* To do: Skip all pictures. Write out the data below from its first line through the line that contains "participants = ['1', '2', '3', '4', '5', '6']".

* Supplied material:
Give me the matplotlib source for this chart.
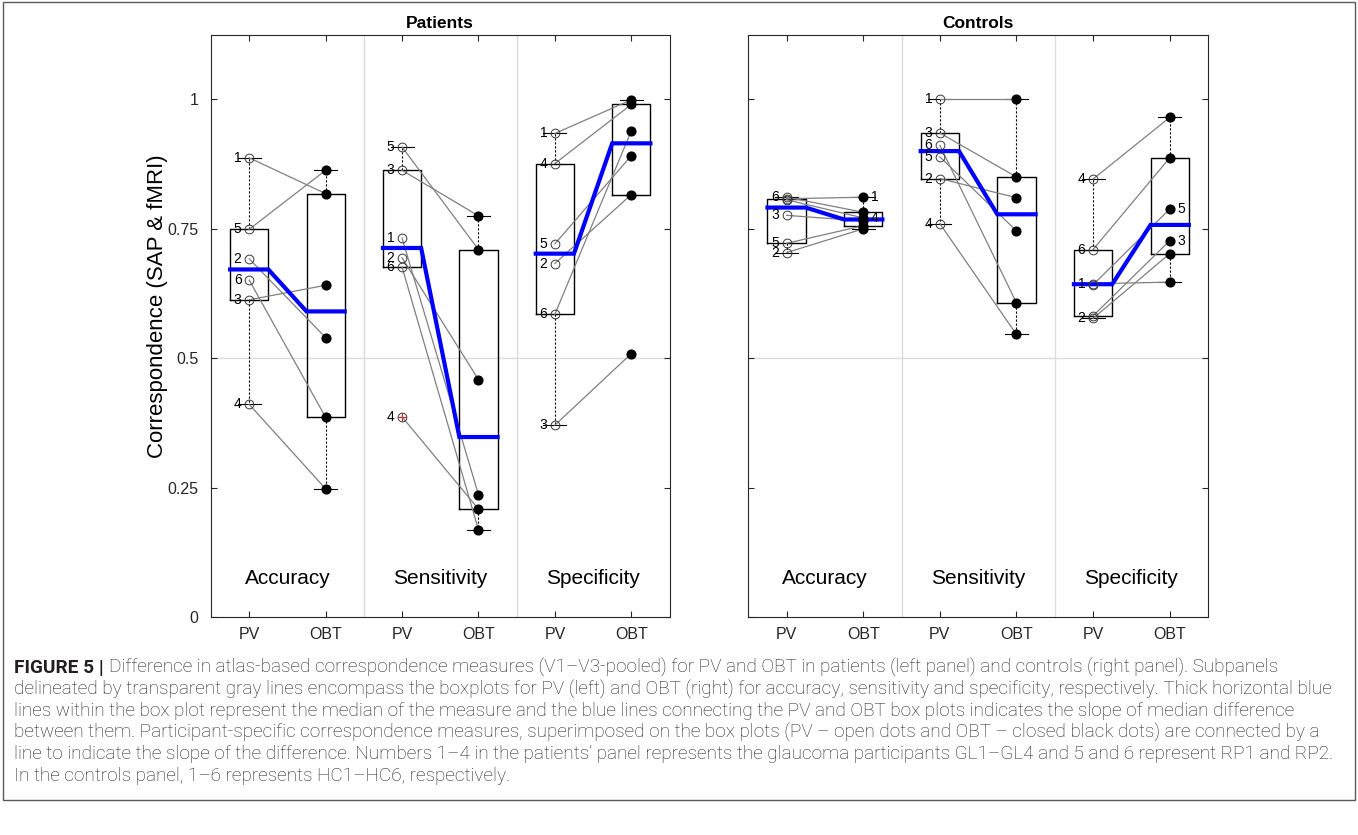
import numpy as np
import matplotlib
matplotlib.use('Agg')
import matplotlib.pyplot as plt
from matplotlib.patches import Rectangle

plt.rcParams['font.family'] = ['Liberation Sans', 'DejaVu Sans']

W, H = 1358, 835

measures = ['Accuracy', 'Sensitivity', 'Specificity']
tick_labels = ['PV', 'OBT', 'PV', 'OBT', 'PV', 'OBT']
participants = ['1', '2', '3', '4', '5', '6']

# patients: 1-4 = GL1-GL4, 5-6 = RP1-RP2
pat_acc_pv = [0.887, 0.692, 0.613, 0.411, 0.749, 0.651]
pat_acc_obt = [0.818, 0.540, 0.641, 0.248, 0.863, 0.386]
pat_sens_pv = [0.732, 0.694, 0.863, 0.387, 0.908, 0.676]
pat_sens_obt = [0.237, 0.459, 0.775, 0.209, 0.710, 0.169]
pat_spec_pv = [0.934, 0.683, 0.371, 0.876, 0.721, 0.585]
pat_spec_obt = [0.999, 0.816, 0.509, 0.990, 0.891, 0.939]

# controls: HC1-HC6
con_acc_pv = [0.808, 0.704, 0.776, 0.806, 0.722, 0.811]
con_acc_obt = [0.811, 0.750, 0.765, 0.771, 0.756, 0.782]
con_sens_pv = [1.000, 0.847, 0.935, 0.760, 0.889, 0.911]
con_sens_obt = [1.000, 0.810, 0.850, 0.546, 0.746, 0.607]
con_spec_pv = [0.644, 0.577, 0.582, 0.846, 0.642, 0.710]
con_spec_obt = [0.647, 0.702, 0.727, 0.965, 0.788, 0.887]

# side on which each participant number is written
pat_label_side = [['PV'] * 6, ['PV'] * 6, ['PV'] * 6]
con_label_side = [['OBT', 'PV', 'PV', 'OBT', 'PV', 'PV'],
                  ['PV'] * 6,
                  ['PV', 'PV', 'OBT', 'PV', 'OBT', 'PV']]

caption_head = 'FIGURE 5 |'
caption_lines = [
    'Difference in atlas-based correspondence measures (V1\u2013V3-pooled) for PV and OBT in patients (left panel) and controls (right panel). Subpanels',
    'delineated by transparent gray lines encompass the boxplots for PV (left) and OBT (right) for accuracy, sensitivity and specificity, respectively. Thick horizontal blue',
    'lines within the box plot represent the median of the measure and the blue lines connecting the PV and OBT box plots indicates the slope of median difference',
    'between them. Participant-specific correspondence measures, superimposed on the box plots (PV \u2013 open dots and OBT \u2013 closed black dots) are connected by a',
    'line to indicate the slope of the difference. Numbers 1\u20134 in the patients\u2019 panel represents the glaucoma participants GL1\u2013GL4 and 5 and 6 represent RP1 and RP2.',
    'In the controls panel, 1\u20136 represents HC1\u2013HC6, respectively.',
]


def box_stats(vals):
    # matlab style quartiles and 1.5 IQR whiskers
    v = np.sort(np.asarray(vals))
    n = len(v)
    prc = lambda p: np.interp(p * n + 0.5, np.arange(1, n + 1), v)
    q1, med, q3 = prc(0.25), prc(0.5), prc(0.75)
    iqr = q3 - q1
    ok = (v >= q1 - 1.5 * iqr) & (v <= q3 + 1.5 * iqr)
    return dict(q1=q1, med=med, q3=q3, whislo=v[ok].min(), whishi=v[ok].max(),
                fliers=v[~ok])


def draw_panel(ax, pairs, label_side, title, ylabels):
    ax.axhline(0.5, color='#dcdcdc', lw=1, zorder=0)
    for xv in (2.5, 4.5):
        ax.axvline(xv, color='#dcdcdc', lw=1, zorder=0)

    stats = []
    for pv, obt in pairs:
        stats += [box_stats(pv), box_stats(obt)]
    ax.bxp(stats, positions=range(1, 7), widths=0.5, capwidths=0.3,
           boxprops=dict(color='k', lw=1.0),
           whiskerprops=dict(color='k', lw=0.8, ls=(0, (2, 1.6))),
           capprops=dict(color='k', lw=0.8),
           medianprops=dict(color='none', lw=0),
           flierprops=dict(marker='+', markeredgecolor='red', markersize=5.5, mew=0.8),
           zorder=2)

    for k, (pv, obt) in enumerate(pairs):
        xp, xo = 2 * k + 1, 2 * k + 2
        for i in range(len(pv)):
            ax.plot([xp, xo], [pv[i], obt[i]], color='#808080', lw=0.9, zorder=3)
        m1, m2 = stats[2 * k]['med'], stats[2 * k + 1]['med']
        ax.plot([xp - 0.25, xp + 0.25, xo - 0.25, xo + 0.25], [m1, m1, m2, m2],
                color='#0000ff', lw=3, zorder=4, solid_joinstyle='miter')
        ax.plot([xp] * len(pv), pv, 'o', mfc='none', mec='#3a3a3a', ms=6.3, mew=0.7, zorder=6)
        ax.plot([xo] * len(obt), obt, 'o', mfc='k', mec='k', ms=6.3, zorder=6)
        for i, lab in enumerate(participants):
            if label_side[k][i] == 'PV':
                ax.text(xp - 0.1, pv[i], lab, ha='right', va='center', fontsize=10, zorder=7)
            else:
                ax.text(xo + 0.1, obt[i], lab, ha='left', va='center', fontsize=10, zorder=7)
        ax.text(2 * k + 1.5, 0.074, measures[k], ha='center', va='center', fontsize=15)

    ax.set_xlim(0.5, 6.5)
    ax.set_ylim(0, 1.125)
    ax.set_xticks(range(1, 7))
    ax.set_xticklabels(tick_labels)
    ax.set_yticks([0, 0.25, 0.5, 0.75, 1])
    if ylabels:
        ax.set_yticklabels(['0', '0.25', '0.5', '0.75', '1'])
        ax.set_ylabel('Correspondence (SAP & fMRI)', fontsize=16)
        ax.yaxis.set_label_coords(-0.094, 0.534)
    else:
        ax.set_yticklabels([])
    ax.tick_params(direction='in', top=True, right=True, length=4, width=0.8,
                   color='#262626', labelsize=11.5, labelcolor='#262626')
    ax.tick_params(axis='x', pad=7)
    ax.tick_params(axis='y', pad=9)
    for s in ax.spines.values():
        s.set_color('#262626')
        s.set_linewidth(0.8)
    ax.set_title(title, fontsize=12.5, fontweight='bold', pad=5)


fig = plt.figure(figsize=(W / 100, H / 100), dpi=100)
ax1 = fig.add_axes([211 / W, 217.7 / H, 458.5 / W, 582.75 / H])
ax2 = fig.add_axes([748.3 / W, 217.7 / H, 459.7 / W, 582.75 / H])

draw_panel(ax1, [(pat_acc_pv, pat_acc_obt), (pat_sens_pv, pat_sens_obt),
                 (pat_spec_pv, pat_spec_obt)], pat_label_side, 'Patients', True)
draw_panel(ax2, [(con_acc_pv, con_acc_obt), (con_sens_pv, con_sens_obt),
                 (con_spec_pv, con_spec_obt)], con_label_side, 'Controls', False)

# caption, sized so that the longest line ends where it does in the reference
renderer = fig.canvas.get_renderer()
cap_font = ['Roboto', 'Liberation Sans', 'DejaVu Sans']
cap_color = '#231f20'
x0, y_first, dy = 14, 673, 21.6
size = 11.0
head = fig.text(x0 / W, 1 - y_first / H, caption_head, fontsize=size, fontweight='bold',
                family=cap_font, color=cap_color, va='baseline')
texts = [fig.text(0, 1 - (y_first + i * dy) / H, line, fontsize=size, fontweight='light',
                  family=cap_font, color=cap_color, va='baseline')
         for i, line in enumerate(caption_lines)]


def place(size):
    head.set_fontsize(size)
    gap = 0.3 * size * 100 / 72
    hw = head.get_window_extent(renderer).width + gap
    ends = []
    for i, t in enumerate(texts):
        t.set_fontsize(size)
        start = x0 + (hw if i == 0 else 0)
        t.set_x(start / W)
        ends.append(start + t.get_window_extent(renderer).width)
    return max(ends)


end = place(size)
size = size * (1325 - x0) / (end - x0)
place(size)

fig.add_artist(Rectangle((3 / W, 1 - 800 / H), 1352 / W, 798 / H, transform=fig.transFigure,
                         fill=False, ec='#5a5a5a', lw=1))

fig.savefig('out.png', dpi=100)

* Written solution:
Give me the matplotlib source for this chart.
import numpy as np
import matplotlib
matplotlib.use('Agg')
import matplotlib.pyplot as plt
from matplotlib.patches import Rectangle

plt.rcParams['font.family'] = ['Liberation Sans', 'DejaVu Sans']

W, H = 1358, 835

measures = ['Accuracy', 'Sensitivity', 'Specificity']
tick_labels = ['PV', 'OBT', 'PV', 'OBT', 'PV', 'OBT']
participants = ['1', '2', '3', '4', '5', '6']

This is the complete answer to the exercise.